Again, we marveled at how remote this was and that we expected to see more
people, but kept forging ahead along the cliff. Another 30 minutes of
hiking went by. We even climbed through lava tubes to reach the other
sides of barriers and again through more dense jungle, always
following the steam plume, before finally spying the end of the
jungle, still a mile away. At this point, turning back wasn't an
option. We realized it would be getting dark soon and we didn't want
to making our way along that cliff without daylight....oh, and by the
way, we didn't bring flashlights, cellphones, money or water.
Brilliant, eh? Being a very experienced back country hiker, I was
amazed with our stupidity. So we kept going and actually got pretty
close to the end of the jungle before we finally did come across a
sign, which read "DANGER! DO NOT ENTER THIS AREA! " But we were
blessed, there was an old road leading out of the jungle from the sign
and so we took it, briskly walking as it was getting darker by the
minute. After another 20 minutes, we reached a paved road, where I
guy in a huge construction vehicle passed us and looked down in
amazement...you could see him think, "What are you doing down here?"
But at least, in the distance we could see more cars and a guy
directing parking...now we realized, we had finally reached the
parking lot for lava flow viewing! It was like a Grateful Dead show!
There were thousands of people, vendors selling jewelry, crafts,
flashlights, food, photos and water (which we had no money for).
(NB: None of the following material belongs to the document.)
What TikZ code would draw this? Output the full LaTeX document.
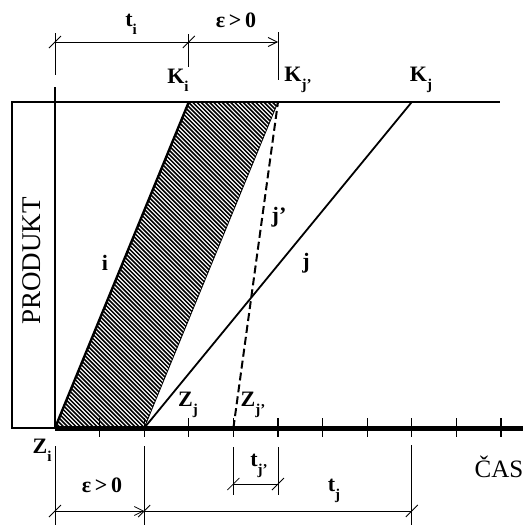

We
asked the parking attendant, "How much further to the viewing point?"
He said, "20 minutes." We felt so stupid, realizing we could have
driven straight here instead of hiking for over two hours across
treacherous terrain and jungle, but knew we had to keep going...we
were not going to give up on this dream! The best part of our
experience earlier, was that we now had the ability to scramble down
the lava field to the viewing point at twice the speed of the other
tourists. We arrived at the viewing point in just over 10 minutes.
It was astounding. In the dusk, we could see lava flowing off the
cliffs and into the sea. The steam plume was glowing as well.
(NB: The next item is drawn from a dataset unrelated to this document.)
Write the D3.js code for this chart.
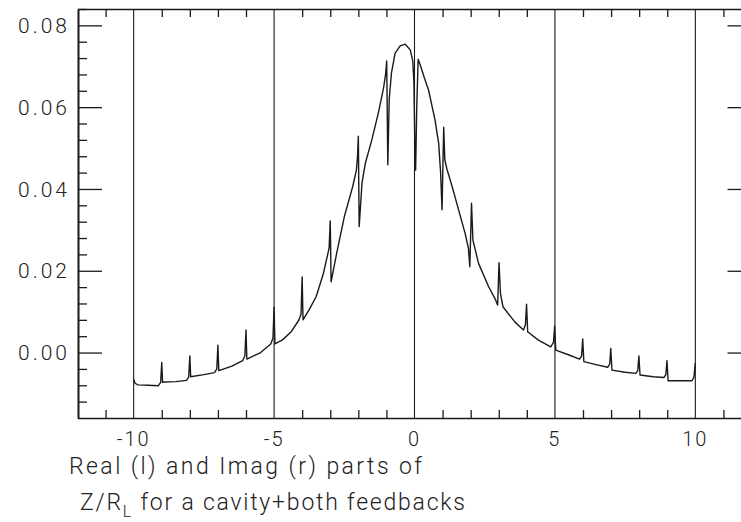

We stuck around for a bit before deciding we better start heading back
before it gets too dark...as we still had a 3 mile walk ahead of us
back down the road to Kalapana. On the way back, we began thumbing
for a ride and a gracious young couple from Seattle eventually picked
us up and brought us back to our car. The bar at the end of the road,
a little tiki hut, was open and we decided we needed a drink after
this experience. I had rum on my mind again. He only had two kinds
of beer and kava. Beer wasn't strong enough for the pain our muscles
were feeling so we asked, "What's kava?" The bartender said it's not alcohol, but it's a bitter, earthy tasting concoction made from the A.W.A. plant, a local traditional elixir, that functions as a pain killer, muscle relaxer and stimulant. Perfect! We split a glass of
that.
It tasted a lot like the opium tea I had 10 years ago...bitter
and earthy. It made our tongues and lips numb made us feel a bit
strange. Lights became brighter, but we weren't "tripping balls" or
anything like that. It also made our muscles feel warm. We headed
home, stopped for mexican food in Pahoa and then eventually back to
the Retreat where we had a nice, late night, hot tub. And slept
harder than I have in a long, long time.